Quantitative fluorescence-based imaging of in-cylinder fuel film thickness at kHz frame rates in a production-type direct-injection spark-ignition engine

Abstract

Incomplete evaporation of liquid fuel films inside the combustion chamber is a major source of soot and particulate emissions in internal combustion engines. In this study, quantitative imaging of liquid fuel films on the cylinder wall is performed by laser-induced fluorescence (LIF) in a single cylinder engine with optical access to the cylinder liner.

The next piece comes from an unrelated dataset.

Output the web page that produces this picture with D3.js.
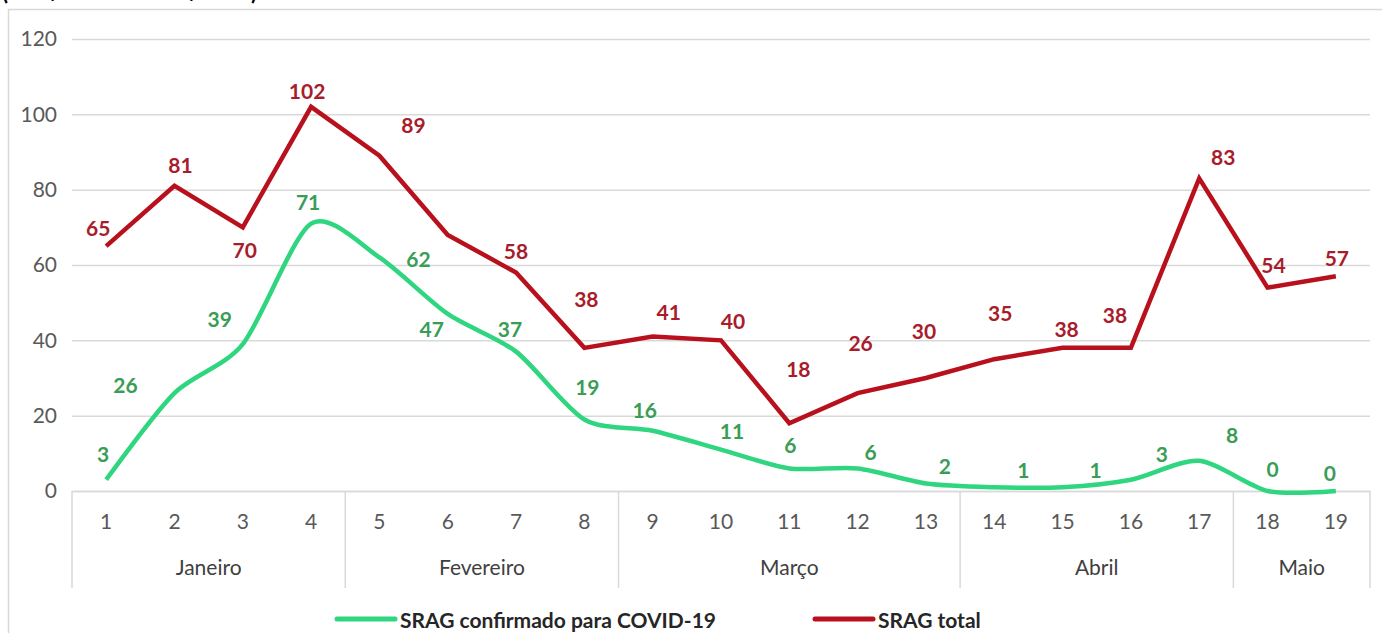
<!DOCTYPE html>
<html>
<head>
<meta charset="utf-8">
<script src="https://cdn.jsdelivr.net/npm/d3@7"></script>
<style>
  body { margin: 0; background: #fff; overflow: hidden; }
  text { font-family: Lato, "Open Sans", sans-serif; }
</style>
</head>
<body>
<div id="chart"></div>
<script>
// semanas epidemiológicas e meses
const semanas = [1, 2, 3, 4, 5, 6, 7, 8, 9, 10, 11, 12, 13, 14, 15, 16, 17, 18, 19];
const meses = [
  { nome: "Janeiro", ini: 1, fim: 4 },
  { nome: "Fevereiro", ini: 5, fim: 8 },
  { nome: "Março", ini: 9, fim: 13 },
  { nome: "Abril", ini: 14, fim: 17 },
  { nome: "Maio", ini: 18, fim: 19 }
];
const sragCovid = [3, 26, 39, 71, 62, 47, 37, 19, 16, 11, 6, 6, 2, 1, 1, 3, 8, 0, 0];
const sragTotal = [65, 81, 70, 102, 89, 68, 58, 38, 41, 40, 18, 26, 30, 35, 38, 38, 83, 54, 57];
const yTicks = [0, 20, 40, 60, 80, 100, 120];

// deslocamento dos rótulos (dx, dy) em px, como no gráfico original
const offTotal = [[-8,-18],[6,-20],[2,23],[-4,-15],[34,-30],null,[0,-21],[2,-48],[16,-24],[12,-19],
  [9,-54],[3,-49],[-2,-46],[6,-46],[4,-18],[-16,-32],[24,-21],[6,-22],[1,-18]];
const offCovid = [[-3,-25],[-49,-7],[-23,-24],[-3,-21],[39,2],[-16,16],[-6,-22],[3,-32],[-8,-20],[11,-18],
  [1,-23],[13,-16],[19,-17],[29,-17],[33,-17],[31,-25],[33,-25],[5,-21],[-6,-17]];

const W = 1382, H = 633;
const mLeft = 72, mRight = 1370, mTop = 39, mBottom = 491;

const svg = d3.select("#chart").append("svg")
  .attr("width", W).attr("height", H);

// título (cortado no topo da imagem)
svg.append("text")
  .attr("x", 2).attr("y", 0)
  .attr("font-size", 22).attr("font-weight", "bold").attr("fill", "#000")
  .text("(SE 1/2021 a SE 19/2021)");

// moldura
svg.append("rect")
  .attr("x", 8.5).attr("y", 9.5).attr("width", 1420).attr("height", 700)
  .attr("fill", "none").attr("stroke", "#d9d9d9").attr("stroke-width", 1.5);

const x = d3.scaleBand().domain(semanas).range([mLeft, mRight]);
const y = d3.scaleLinear().domain([0, 120]).range([mBottom, mTop]);
const cx = d => x(d) + x.bandwidth() / 2;

// grade e eixo Y
const yAxis = svg.append("g")
  .attr("transform", `translate(${mLeft},0)`)
  .call(d3.axisLeft(y).tickValues(yTicks).tickSize(-(mRight - mLeft)).tickPadding(15));
yAxis.select(".domain").remove();
yAxis.selectAll("line").attr("stroke", "#d9d9d9").attr("stroke-width", 1.5);
yAxis.selectAll("text").attr("font-size", 21).attr("fill", "#595959")
  .attr("font-family", "Lato, sans-serif");

// eixo X: semanas
const xAxis = svg.append("g")
  .attr("transform", `translate(0,${mBottom})`)
  .call(d3.axisBottom(x).tickSize(0).tickPadding(23));
xAxis.select(".domain").attr("stroke", "#d9d9d9").attr("stroke-width", 1.5);
xAxis.selectAll("text").attr("font-size", 21).attr("fill", "#595959")
  .attr("font-family", "Lato, sans-serif");

// separadores dos meses
const bordas = [x(meses[0].ini)].concat(meses.map(m => x(m.fim) + x.bandwidth()));
svg.append("g").selectAll("line")
  .data(bordas)
  .enter().append("line")
  .attr("x1", d => d).attr("x2", d => d)
  .attr("y1", mBottom).attr("y2", 588)
  .attr("stroke", "#d9d9d9").attr("stroke-width", 1.5);

svg.append("g").selectAll("text")
  .data(meses)
  .enter().append("text")
  .attr("x", d => (x(d.ini) + x(d.fim) + x.bandwidth()) / 2)
  .attr("y", 568)
  .attr("dy", "0.35em")
  .attr("text-anchor", "middle")
  .attr("font-size", 21).attr("fill", "#404040")
  .text(d => d.nome);

// linhas
const lineTotal = d3.line()
  .x((d, i) => cx(semanas[i]))
  .y(d => y(d));
const lineCovid = d3.line()
  .x((d, i) => cx(semanas[i]))
  .y(d => y(d))
  .curve(d3.curveCardinal.tension(0.2));

svg.append("path")
  .datum(sragCovid)
  .attr("d", lineCovid)
  .attr("fill", "none").attr("stroke", "#2fd67f").attr("stroke-width", 4.5)
  .attr("stroke-linejoin", "round");

svg.append("path")
  .datum(sragTotal)
  .attr("d", lineTotal)
  .attr("fill", "none").attr("stroke", "#b8101c").attr("stroke-width", 4.5)
  .attr("stroke-linejoin", "miter");

// rótulos de dados
function rotulos(valores, offs, cor) {
  svg.append("g").selectAll("text")
    .data(valores.map((v, i) => ({ v, i, o: offs[i] })).filter(d => d.o))
    .enter().append("text")
    .attr("x", d => cx(semanas[d.i]) + d.o[0])
    .attr("y", d => y(d.v) + d.o[1])
    .attr("dy", "0.35em")
    .attr("text-anchor", "middle")
    .attr("font-size", 21).attr("font-weight", "bold").attr("fill", cor)
    .text(d => d.v);
}
rotulos(sragTotal, offTotal, "#a81c2c");
rotulos(sragCovid, offCovid, "#3a9d55");

// legenda
const legenda = [
  { nome: "SRAG confirmado para COVID-19", cor: "#2fd67f", x: 337 },
  { nome: "SRAG total", cor: "#b8101c", x: 815 }
];
const lg = svg.append("g").selectAll("g")
  .data(legenda)
  .enter().append("g")
  .attr("transform", d => `translate(${d.x},619)`);
lg.append("line")
  .attr("x1", 0).attr("x2", 58).attr("y1", 0).attr("y2", 0)
  .attr("stroke", d => d.cor).attr("stroke-width", 5).attr("stroke-linecap", "round");
lg.append("text")
  .attr("x", 63).attr("y", 2).attr("dy", "0.35em")
  .attr("font-size", 21).attr("font-weight", "bold").attr("fill", "#262626")
  .text(d => d.nome);
</script>
</body>
</html>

A four-component surrogate fuel mixed with 0.5% anisole as the fluorescent tracer was directly injected in a single injection into the motored engine. Fuel impinging on the cylinder wall is excited at 266 nm at kHz repetition rates and imaged by a high-speed camera coupled with an image intensifier. Simultaneously, lubricating oil doped with 0.01 mmol/l pyrromethene 567 is excited at 532 nm and imaged with a second camera. The fuel film thickness on the cylinder wall is compared for two different injections timings, 285 and 240°CA before top-dead center. The initial fuel film thickness is similar for both, but evaporation occurs faster for the later injection, such that the film thickness is similar at the time the piston rings reach the fuel films. When the rings scrape the fuel off the wall, it accumulates on top of the first piston ring and is partly transported downwards to the second and third ring. In the simultaneous oil image, washout of lubricating oil is seen.